72 per cent of those rated PG-13. And when it came to the type of product, the most heavily featured included candy and other sweets, salty snacks like chips and pretzels, and soft drinks.

Candy, sweets and salty snacks accounted for 59 per cent of food brands, while sugar-sweetened drinks accounted for three-quarters of beverages. When restaurants or food stores were featured, it was a fast-food establishment 62 per cent of the time.

Sutherland pointed out that genre mattered. Comedies and action/ adventure movies were most likely to feature any brand placement (at 30 per cent of movies in each genre), and comedies generally had the highest number of placements per movie. By comparison, 4 per cent of family-oriented animated movies had a food product placement.

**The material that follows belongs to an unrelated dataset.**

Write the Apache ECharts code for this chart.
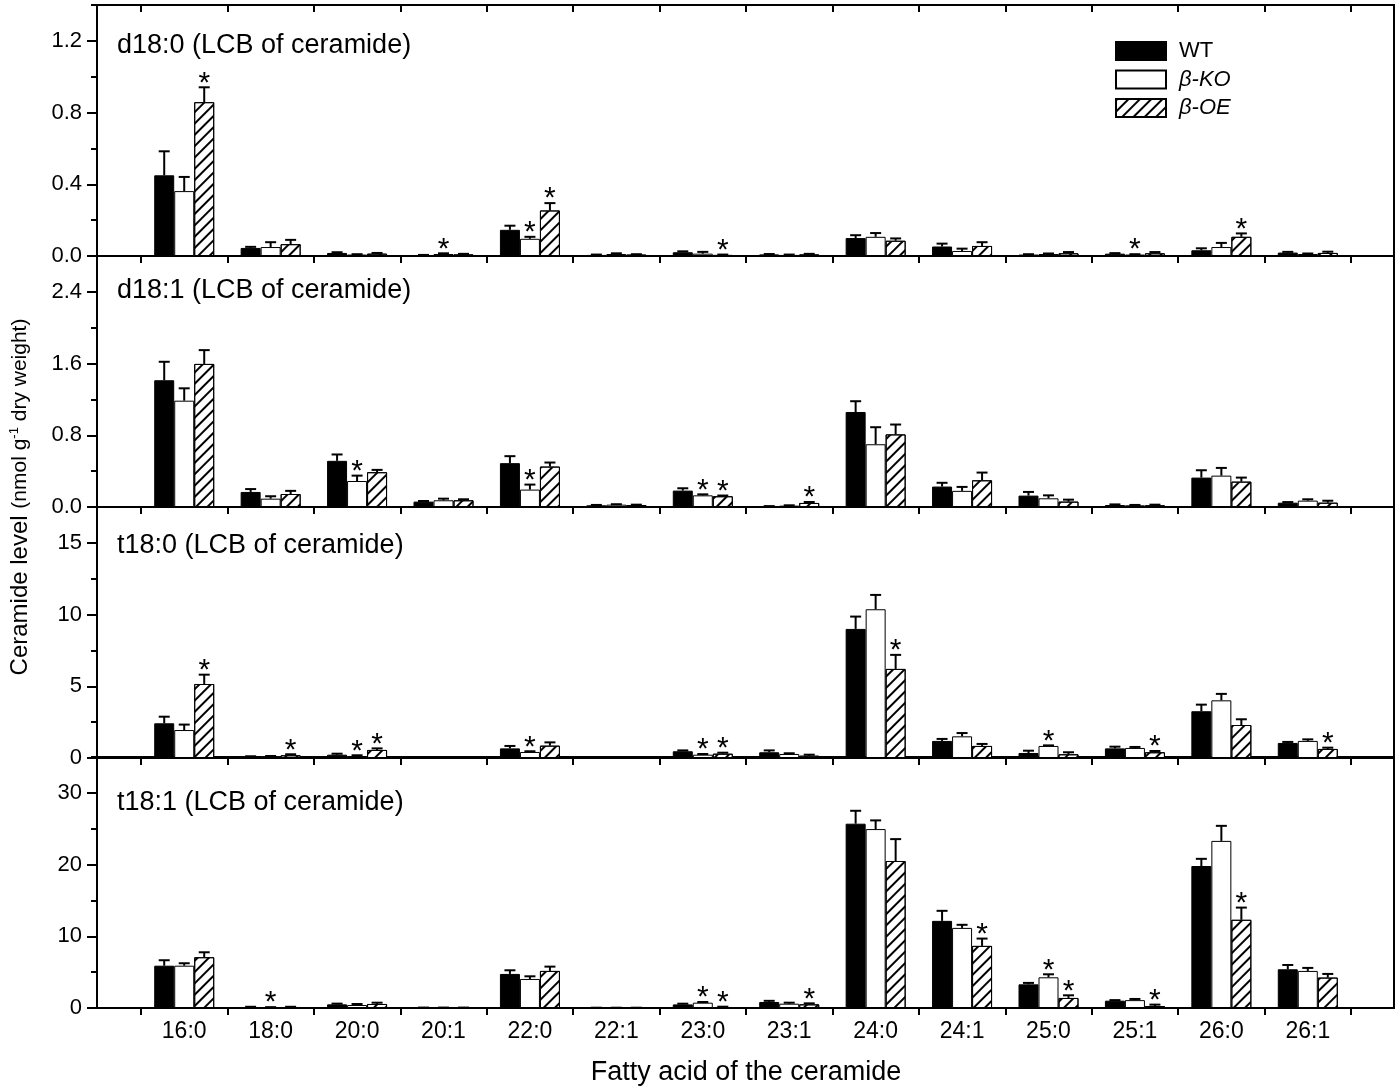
<!DOCTYPE html>
<html>
<head>
<meta charset="utf-8">
<script src="https://cdn.jsdelivr.net/npm/echarts@6/dist/echarts.min.js"></script>
<style>
html, body { margin: 0; padding: 0; background: #fff; }
#main { width: 1400px; height: 1091px; }
</style>
</head>
<body>
<div id="main"></div>
<script>
var categories = ['16:0', '18:0', '20:0', '20:1', '22:0', '22:1', '23:0', '23:1', '24:0', '24:1', '25:0', '25:1', '26:0', '26:1'];
var genotypes = ['WT', 'β-KO', 'β-OE'];
var panelNames = ['d18:0 (LCB of ceramide)', 'd18:1 (LCB of ceramide)', 't18:0 (LCB of ceramide)', 't18:1 (LCB of ceramide)'];
var yMax = [1.4, 2.8, 17.5, 35];
var yStep = [0.4, 0.8, 5, 10];
var yDecimals = [1, 1, 0, 0];

// d18:0
var d180WT = [0.45, 0.045, 0.017, 0.004, 0.146, 0.006, 0.021, 0.009, 0.10, 0.053, 0.008, 0.013, 0.032, 0.019];
var d180WTsd = [0.134, 0.006, 0.004, 0.002, 0.023, 0.002, 0.005, 0.002, 0.016, 0.016, 0.002, 0.003, 0.011, 0.004];
var d180KO = [0.362, 0.05, 0.008, 0.011, 0.096, 0.011, 0.013, 0.006, 0.107, 0.028, 0.011, 0.008, 0.05, 0.011];
var d180KOsd = [0.079, 0.027, 0.002, 0.004, 0.011, 0.004, 0.01, 0.002, 0.021, 0.013, 0.003, 0.002, 0.023, 0.003];
var d180OE = [0.858, 0.066, 0.013, 0.009, 0.254, 0.008, 0.006, 0.009, 0.085, 0.056, 0.015, 0.015, 0.107, 0.017];
var d180OEsd = [0.083, 0.024, 0.004, 0.003, 0.041, 0.002, 0.002, 0.003, 0.013, 0.021, 0.007, 0.007, 0.019, 0.007];
var d180Stars = [[], [3, 4, 11], [0, 4, 6, 12]];

// d18:1
var d181WT = [1.414, 0.168, 0.515, 0.06, 0.489, 0.019, 0.183, 0.007, 1.06, 0.228, 0.127, 0.022, 0.328, 0.048];
var d181WTsd = [0.206, 0.032, 0.071, 0.007, 0.078, 0.004, 0.026, 0.003, 0.12, 0.042, 0.041, 0.007, 0.082, 0.007];
var d181KO = [1.186, 0.093, 0.29, 0.075, 0.194, 0.026, 0.13, 0.015, 0.70, 0.18, 0.097, 0.019, 0.35, 0.071];
var d181KOsd = [0.138, 0.027, 0.06, 0.018, 0.056, 0.005, 0.011, 0.004, 0.19, 0.044, 0.033, 0.004, 0.086, 0.015];
var d181OE = [1.596, 0.145, 0.388, 0.075, 0.451, 0.022, 0.12, 0.045, 0.81, 0.298, 0.06, 0.019, 0.283, 0.048];
var d181OEsd = [0.154, 0.035, 0.026, 0.011, 0.045, 0.004, 0.008, 0.011, 0.11, 0.086, 0.022, 0.007, 0.045, 0.022];
var d181Stars = [[], [2, 4, 6], [6, 7]];

// t18:0
var t180WT = [2.42, 0.09, 0.23, 0.02, 0.67, 0.02, 0.47, 0.4, 9.0, 1.19, 0.35, 0.67, 3.26, 1.05];
var t180WTsd = [0.46, 0.03, 0.07, 0.01, 0.17, 0.01, 0.06, 0.13, 0.86, 0.14, 0.16, 0.12, 0.46, 0.07];
var t180KO = [1.95, 0.12, 0.14, 0.02, 0.42, 0.02, 0.23, 0.28, 10.37, 1.51, 0.84, 0.7, 4.02, 1.19];
var t180KOsd = [0.38, 0.02, 0.05, 0.01, 0.05, 0.01, 0.05, 0.05, 1.0, 0.23, 0.04, 0.07, 0.45, 0.11];
var t180OE = [5.16, 0.19, 0.56, 0.02, 0.86, 0.02, 0.3, 0.16, 6.21, 0.84, 0.26, 0.4, 2.3, 0.63];
var t180OEsd = [0.65, 0.07, 0.11, 0.01, 0.23, 0.01, 0.07, 0.07, 0.98, 0.14, 0.14, 0.09, 0.4, 0.09];
var t180Stars = [[], [2, 4, 6, 10], [0, 1, 2, 6, 8, 11, 13]];

// t18:1
var t181WT = [5.9, 0.14, 0.51, 0.05, 4.75, 0.03, 0.5, 0.84, 25.7, 12.15, 3.3, 1.02, 19.8, 5.4];
var t181WTsd = [0.76, 0.03, 0.1, 0.01, 0.51, 0.01, 0.1, 0.16, 1.8, 1.4, 0.2, 0.08, 1.0, 0.6];
var t181KO = [5.9, 0.1, 0.42, 0.05, 4.05, 0.03, 0.74, 0.6, 24.95, 11.17, 4.28, 1.1, 23.3, 5.17];
var t181KOsd = [0.34, 0.02, 0.14, 0.01, 0.37, 0.01, 0.1, 0.14, 1.21, 0.43, 0.42, 0.16, 2.1, 0.42];
var t181OE = [7.08, 0.14, 0.56, 0.05, 5.17, 0.03, 0.14, 0.51, 20.5, 8.66, 1.4, 0.28, 12.3, 4.24];
var t181OEsd = [0.69, 0.03, 0.18, 0.01, 0.6, 0.01, 0.04, 0.14, 3.05, 1.02, 0.37, 0.19, 1.7, 0.51];
var t181Stars = [[], [1, 6, 10], [6, 7, 9, 10, 11, 12]];

var panels = [
	{ mean: [d180WT, d180KO, d180OE], sd: [d180WTsd, d180KOsd, d180OEsd], stars: d180Stars },
	{ mean: [d181WT, d181KO, d181OE], sd: [d181WTsd, d181KOsd, d181OEsd], stars: d181Stars },
	{ mean: [t180WT, t180KO, t180OE], sd: [t180WTsd, t180KOsd, t180OEsd], stars: t180Stars },
	{ mean: [t181WT, t181KO, t181OE], sd: [t181WTsd, t181KOsd, t181OEsd], stars: t181Stars }
];

var FONT = '"Liberation Sans", Arial, Helvetica, sans-serif';
var tops = [5, 256, 507, 757];
var titleTops = [32, 277, 532, 789];
var panelH = 251;
var barW = 20;

var barStyles = [
	{ color: '#000', borderColor: '#000', borderWidth: 1 },
	{ color: '#fff', borderColor: '#000', borderWidth: 1 },
	{ color: '#fff', borderColor: '#000', borderWidth: 1,
		decal: { symbol: 'rect', symbolSize: 1, color: '#000', dashArrayX: [1, 0], dashArrayY: [1.2, 6], rotation: -Math.PI / 4 } }
];

function errRender(offset) {
	return function (params, api) {
		var base = api.coord([api.value(0), api.value(1)]);
		var top = api.coord([api.value(0), api.value(1) + api.value(2)]);
		var x = base[0] + offset;
		var kids = [
			{ type: 'line', shape: { x1: x, y1: base[1], x2: x, y2: top[1] }, style: { stroke: '#000', lineWidth: 2 } },
			{ type: 'line', shape: { x1: x - 5.5, y1: top[1], x2: x + 5.5, y2: top[1] }, style: { stroke: '#000', lineWidth: 2 } }
		];
		if (api.value(3)) {
			kids.push({ type: 'text', style: { text: '*', x: x, y: top[1] - 4, align: 'center', verticalAlign: 'middle',
				fontSize: 30, fontFamily: FONT, fill: '#000' } });
		}
		return { type: 'group', children: kids };
	};
}

var grid = [], xAxis = [], yAxis = [], series = [], title = [];

panels.forEach(function (p, k) {
	var top = tops[k];
	// frame grid
	grid.push({ left: 97, right: 6, top: top, height: panelH, show: true, borderColor: '#000', borderWidth: 2, backgroundColor: 'transparent' });
	// bar grid
	grid.push({ left: 141, right: 49, top: top, height: panelH });

	xAxis.push({ type: 'value', gridIndex: 2 * k, show: false, min: 0, max: 1 });
	xAxis.push({
		type: 'category', gridIndex: 2 * k + 1, data: categories, position: 'bottom',
		axisLine: { show: false },
		axisTick: { show: true, length: 7, lineStyle: { color: '#000', width: 2 } },
		axisLabel: { show: k === 3, color: '#000', fontSize: 23, fontFamily: FONT, margin: 12 },
		name: k === 3 ? 'Fatty acid of the ceramide' : '',
		nameLocation: 'middle', nameGap: 51,
		nameTextStyle: { color: '#000', fontSize: 27, fontFamily: FONT }
	});

	var dec = yDecimals[k];
	yAxis.push({
		type: 'value', gridIndex: 2 * k, position: 'left', offset: 0,
		min: 0, max: yMax[k], interval: yStep[k],
		axisLine: { show: true, lineStyle: { color: '#000', width: 2 } },
		axisTick: { show: true, length: 10, lineStyle: { color: '#000', width: 2 } },
		axisLabel: { color: '#000', fontSize: 22, fontFamily: FONT, margin: 15, showMaxLabel: false,
			formatter: function (v) { return v.toFixed(dec); } },
		splitLine: { show: false }
	});
	yAxis.push({
		type: 'value', gridIndex: 2 * k, position: 'left', offset: 0,
		min: 0, max: yMax[k], interval: yStep[k] / 2,
		axisLine: { show: false },
		axisTick: { show: true, length: 6, lineStyle: { color: '#000', width: 2 } },
		axisLabel: { show: false },
		splitLine: { show: false }
	});
	yAxis.push({ type: 'value', gridIndex: 2 * k + 1, min: 0, max: yMax[k], show: false, splitLine: { show: false } });

	title.push({
		text: panelNames[k], left: 117, top: titleTops[k], padding: 0,
		textStyle: { color: '#000', fontSize: 27, fontWeight: 'normal', fontFamily: FONT }
	});

	for (var g = 0; g < 3; g++) {
		series.push({
			type: 'bar', name: genotypes[g], xAxisIndex: 2 * k + 1, yAxisIndex: 3 * k + 2,
			data: p.mean[g], barWidth: barW, barGap: '0%', itemStyle: barStyles[g], silent: true
		});
		var stars = p.stars[g];
		var sdArr = p.sd[g];
		series.push({
			type: 'custom', name: 'err' + k + g, xAxisIndex: 2 * k + 1, yAxisIndex: 3 * k + 2, z: 5, silent: true,
			data: p.mean[g].map(function (m, i) { return [i, m, sdArr[i], stars.indexOf(i) >= 0 ? 1 : 0]; }),
			renderItem: errRender((g - 1) * barW)
		});
	}
});

// top ticks of the first panel
xAxis.push({
	type: 'category', gridIndex: 1, data: categories, position: 'top',
	axisLine: { show: false },
	axisTick: { show: true, inside: true, length: 7, lineStyle: { color: '#000', width: 2 } },
	axisLabel: { show: false }
});

// grid that only carries the shared y title
grid.push({ left: 97, right: 6, top: 5, height: 984 });
xAxis.push({ type: 'value', gridIndex: 8, show: false });
yAxis.push({
	type: 'value', gridIndex: 8,
	axisLine: { show: false }, axisTick: { show: false }, axisLabel: { show: false }, splitLine: { show: false },
	name: '{a|Ceramide level }{b|(nmol g}{s|-1}{b| dry weight)}',
	nameLocation: 'middle', nameGap: 70, nameRotate: 90,
	nameTextStyle: {
		color: '#000', fontFamily: FONT, fontSize: 24,
		rich: {
			a: { color: '#000', fontFamily: FONT, fontSize: 24 },
			b: { color: '#000', fontFamily: FONT, fontSize: 21 },
			s: { color: '#000', fontFamily: FONT, fontSize: 13, verticalAlign: 'top' }
		}
	}
});

var myChart = echarts.init(document.getElementById('main'));
var option = {
	animation: false,
	backgroundColor: '#fff',
	title: title,
	legend: {
		orient: 'vertical', left: 1115, top: 40, padding: 0,
		itemWidth: 50, itemHeight: 18, itemGap: 6.5, icon: 'rect',
		data: [
			{ name: 'WT' },
			{ name: 'β-KO', textStyle: { fontStyle: 'italic' } },
			{ name: 'β-OE', textStyle: { fontStyle: 'italic' } }
		],
		textStyle: { color: '#000', fontSize: 22, fontFamily: FONT, padding: [0, 0, 0, 8] },
		selectedMode: false
	},
	grid: grid,
	xAxis: xAxis,
	yAxis: yAxis,
	series: series
};
myChart.setOption(option);
</script>
</body>
</html>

Sutherland said she and her colleagues are now looking at whether there have been any changes in movies released since 2005. In 2006, the researchers point out, the Better Business Bureau started a program called the Children’s Food and Beverage Advertising Initiative.

As part of that voluntary program, 15 companies pledged to “not pay for or actively seek food and beverage product placement in editorial or entertainment content that is primarily directed to children under 12.”

“The question,” Sutherland said, “is, will we see there has been a decline in product placements, or will we see that movie studios are still including placements without (being paid)?”

For parents, she said, the message is that junk food advertising “goes beyond TV” – the medium that usually catches the blame for promoting nutritionally dubious foods to kids.

“If you’re concerned about these ads,” Sutherland noted, “you should be aware that popping in a bunch of movies may not be any better than letting your kids watch TV.”